Why inflation and global risks stayed in focus
Experts said the RBI balanced the need to support growth with caution around inflation and external headwinds. The West Asia crisis was repeatedly cited as a live external risk, especially for broader macro stability and sentiment. Another factor in the overall macro backdrop was the mention of reduced tariff pressures following a trade deal with the United States. Even so, the global environment was described as increasingly cautious, which can influence capital flows, currency conditions, and domestic financial stability. Against that setting, the RBI’s decision to hold rates was interpreted as a risk-managed approach rather than a shift away from supporting growth.
Industry reaction: borrowers, housing, and business confidence
Across sectors, leaders welcomed the move and linked it to confidence for borrowers, businesses, and financial institutions. Sarbvir Singh, Joint Group CEO of PB Fintech, said rate stability matters for everyday borrowers, including salaried professionals, self-employed individuals, and small businesses. In real estate, Parveen Jain, President of NAREDCO, said the unchanged repo rate would help maintain market stability and support housing demand, especially in mid-income and affordable segments. Rajiv Sabharwal of Tata Capital said the decision provides a “timely cushion” to the economy, helping stakeholders navigate uncertain global conditions. Industry body Assocham also backed the policy framework, arguing that the neutral stance provides policy certainty for businesses and investors. Vinod Francis, CFO of South Indian Bank, said the unchanged rate and neutral stance reflect confidence in a benign inflation outlook and resilient growth.

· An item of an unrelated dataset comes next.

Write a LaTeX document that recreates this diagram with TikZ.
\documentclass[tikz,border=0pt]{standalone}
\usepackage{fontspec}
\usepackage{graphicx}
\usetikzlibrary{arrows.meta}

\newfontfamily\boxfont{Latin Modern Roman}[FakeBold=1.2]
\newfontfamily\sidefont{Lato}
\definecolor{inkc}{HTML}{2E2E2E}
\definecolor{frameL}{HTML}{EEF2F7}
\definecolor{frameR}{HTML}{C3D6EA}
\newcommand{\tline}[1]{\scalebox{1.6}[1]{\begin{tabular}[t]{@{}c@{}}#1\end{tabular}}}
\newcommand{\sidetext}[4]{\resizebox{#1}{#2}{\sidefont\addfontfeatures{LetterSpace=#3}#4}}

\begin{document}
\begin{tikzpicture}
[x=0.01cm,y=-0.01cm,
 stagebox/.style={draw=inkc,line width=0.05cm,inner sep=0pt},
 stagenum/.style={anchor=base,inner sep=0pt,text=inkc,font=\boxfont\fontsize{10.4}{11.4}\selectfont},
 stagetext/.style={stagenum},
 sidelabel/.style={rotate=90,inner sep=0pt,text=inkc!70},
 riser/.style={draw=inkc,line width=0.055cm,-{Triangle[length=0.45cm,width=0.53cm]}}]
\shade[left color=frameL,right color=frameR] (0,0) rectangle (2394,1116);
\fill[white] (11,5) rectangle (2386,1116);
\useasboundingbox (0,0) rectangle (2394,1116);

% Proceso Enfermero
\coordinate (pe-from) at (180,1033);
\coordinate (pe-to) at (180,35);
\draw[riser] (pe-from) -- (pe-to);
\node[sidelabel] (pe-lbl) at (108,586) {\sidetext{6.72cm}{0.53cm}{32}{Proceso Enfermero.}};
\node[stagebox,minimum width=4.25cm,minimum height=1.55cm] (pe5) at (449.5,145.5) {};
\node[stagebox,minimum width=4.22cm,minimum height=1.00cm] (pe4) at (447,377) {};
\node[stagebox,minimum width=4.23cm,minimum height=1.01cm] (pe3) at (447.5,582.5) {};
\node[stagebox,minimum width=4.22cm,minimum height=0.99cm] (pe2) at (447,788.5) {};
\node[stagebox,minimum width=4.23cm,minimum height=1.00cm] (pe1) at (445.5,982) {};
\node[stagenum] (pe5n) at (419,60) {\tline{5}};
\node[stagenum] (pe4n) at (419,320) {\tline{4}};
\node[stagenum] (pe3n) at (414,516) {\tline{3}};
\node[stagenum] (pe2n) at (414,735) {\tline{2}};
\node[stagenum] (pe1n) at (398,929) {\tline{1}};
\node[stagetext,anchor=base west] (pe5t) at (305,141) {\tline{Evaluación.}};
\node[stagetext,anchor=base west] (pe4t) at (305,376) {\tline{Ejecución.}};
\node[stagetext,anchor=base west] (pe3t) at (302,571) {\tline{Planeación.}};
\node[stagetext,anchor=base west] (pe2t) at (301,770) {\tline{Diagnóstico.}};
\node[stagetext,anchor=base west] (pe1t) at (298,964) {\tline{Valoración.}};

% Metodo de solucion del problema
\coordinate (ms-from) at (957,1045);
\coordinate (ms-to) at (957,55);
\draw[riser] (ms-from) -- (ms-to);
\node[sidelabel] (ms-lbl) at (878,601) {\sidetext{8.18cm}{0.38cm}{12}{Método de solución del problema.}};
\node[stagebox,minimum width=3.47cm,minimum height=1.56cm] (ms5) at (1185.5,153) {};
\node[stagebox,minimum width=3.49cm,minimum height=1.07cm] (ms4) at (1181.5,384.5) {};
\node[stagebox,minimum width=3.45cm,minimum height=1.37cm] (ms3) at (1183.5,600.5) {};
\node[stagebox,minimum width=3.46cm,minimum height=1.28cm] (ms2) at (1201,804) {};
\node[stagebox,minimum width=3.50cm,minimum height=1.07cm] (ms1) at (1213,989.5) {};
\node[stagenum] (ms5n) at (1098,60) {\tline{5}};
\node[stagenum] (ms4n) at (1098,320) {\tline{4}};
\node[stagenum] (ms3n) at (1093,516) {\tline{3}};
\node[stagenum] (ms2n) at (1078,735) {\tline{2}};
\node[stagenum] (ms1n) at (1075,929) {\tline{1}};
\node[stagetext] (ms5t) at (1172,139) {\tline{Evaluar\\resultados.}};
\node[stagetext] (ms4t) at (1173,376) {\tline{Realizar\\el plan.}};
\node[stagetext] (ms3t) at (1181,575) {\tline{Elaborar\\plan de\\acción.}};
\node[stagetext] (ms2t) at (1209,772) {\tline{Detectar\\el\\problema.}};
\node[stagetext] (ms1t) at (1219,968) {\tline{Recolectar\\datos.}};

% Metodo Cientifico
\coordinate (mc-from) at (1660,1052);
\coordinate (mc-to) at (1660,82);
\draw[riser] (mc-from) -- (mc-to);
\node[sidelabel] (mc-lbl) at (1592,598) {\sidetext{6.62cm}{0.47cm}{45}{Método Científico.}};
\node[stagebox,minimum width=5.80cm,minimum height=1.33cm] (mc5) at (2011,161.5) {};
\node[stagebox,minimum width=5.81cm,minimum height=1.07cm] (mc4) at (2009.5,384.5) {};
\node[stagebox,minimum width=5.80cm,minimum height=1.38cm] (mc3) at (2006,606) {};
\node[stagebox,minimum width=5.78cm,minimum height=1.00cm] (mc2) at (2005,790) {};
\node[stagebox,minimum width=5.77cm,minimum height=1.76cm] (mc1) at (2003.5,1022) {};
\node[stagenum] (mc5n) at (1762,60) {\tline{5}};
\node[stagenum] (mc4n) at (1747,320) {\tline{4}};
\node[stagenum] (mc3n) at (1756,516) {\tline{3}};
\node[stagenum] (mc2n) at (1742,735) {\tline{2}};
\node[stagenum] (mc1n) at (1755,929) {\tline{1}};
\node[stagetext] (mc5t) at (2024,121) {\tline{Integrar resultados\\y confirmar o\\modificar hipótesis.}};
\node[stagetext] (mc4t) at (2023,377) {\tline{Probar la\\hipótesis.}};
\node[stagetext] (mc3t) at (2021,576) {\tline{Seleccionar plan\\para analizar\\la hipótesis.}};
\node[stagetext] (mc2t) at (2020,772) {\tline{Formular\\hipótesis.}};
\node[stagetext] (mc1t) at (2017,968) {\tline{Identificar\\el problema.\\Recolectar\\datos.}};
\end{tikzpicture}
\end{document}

What it means for banks and loan customers
With the repo rate unchanged, borrowers are protected from sudden increases in loan costs, a point echoed by multiple experts in the coverage. Banks also welcomed the decision, reflecting the value of stability while the system digests earlier easing. A stable policy rate can help lenders plan pricing, liquidity management, and credit strategy more clearly than a rapidly shifting rate environment. For customers, the benefit is mainly predictability: floating-rate borrowers avoid a policy-driven jump in EMIs, while new borrowers can plan credit decisions with lower near-term uncertainty. The emphasis on liquidity and transmission suggests the RBI is paying close attention to how earlier rate cuts are flowing through to bank lending.
Market view: constructive for equities, range-bound tone for bonds
Market analysts said the policy outcome should be viewed as a positive factor, particularly because it matched expectations. For investors, the pause after aggressive easing reduces uncertainty around the rate trajectory and supports valuation stability in rate-sensitive sectors such as banking, NBFCs, real estate, and autos. Equity markets reacted mildly positive, with banking stocks gaining on the stable liquidity outlook. On fixed income, the neutral stance and data-dependent guidance were seen as reasons bond yields may stay range-bound, favouring carry strategies. However, the broader bond market mood was also described as bearish due to fiscal sustainability concerns, highlighting that rate stability alone does not eliminate all bond-market pressures.
Economists’ calls: “extended pause” and transmission focus
Sakshi Gupta, Principal Economist at HDFC Bank, said, “We could see an extended pause on the policy rate going forward and see 5.25% as the terminal rate.” She also said the RBI re-emphasised its commitment to providing sufficient liquidity for transmission, and added that given durable liquidity injected over the last few weeks, her team does not anticipate the need for further durable liquidity injections in the fourth quarter of FY26. Garima Kapoor, economist, institutional equities at Elara Securities, said the MPC kept the repo rate unchanged while focusing on the effective transmission of cuts already taken and drawing comfort from a healthy growth trajectory. Together, these views frame the RBI’s pause as an operational choice: ensure previous easing works through the system before considering the next step.
Key facts at a glance
Why this matters for rate-sensitive sectors
The coverage consistently pointed to banking, NBFCs, real estate, and autos as sectors that benefit from reduced uncertainty around interest rates. A stable repo rate can support planning for lenders and borrowers, especially when prior cuts are still transmitting through the system. For real estate, industry participants linked rate stability to housing demand, particularly in mid-income and affordable segments. For financials, the combination of a neutral stance and liquidity focus can shape expectations around loan growth, funding conditions, and overall sector sentiment.
Conclusion
By holding the repo rate at 5.25% and maintaining a neutral stance, the RBI signalled continuity after significant easing since early 2025. The decision drew support from industry and economists who stressed the value of stability as inflation risks and global uncertainties remain in view. Markets responded calmly, with a mildly positive tone in equities and expectations of range-bound conditions supporting carry strategies in fixed income. Future moves, as highlighted in commentary around the decision, are likely to remain data-dependent as the RBI tracks growth conditions, inflation trends, and the ongoing transmission of earlier cuts.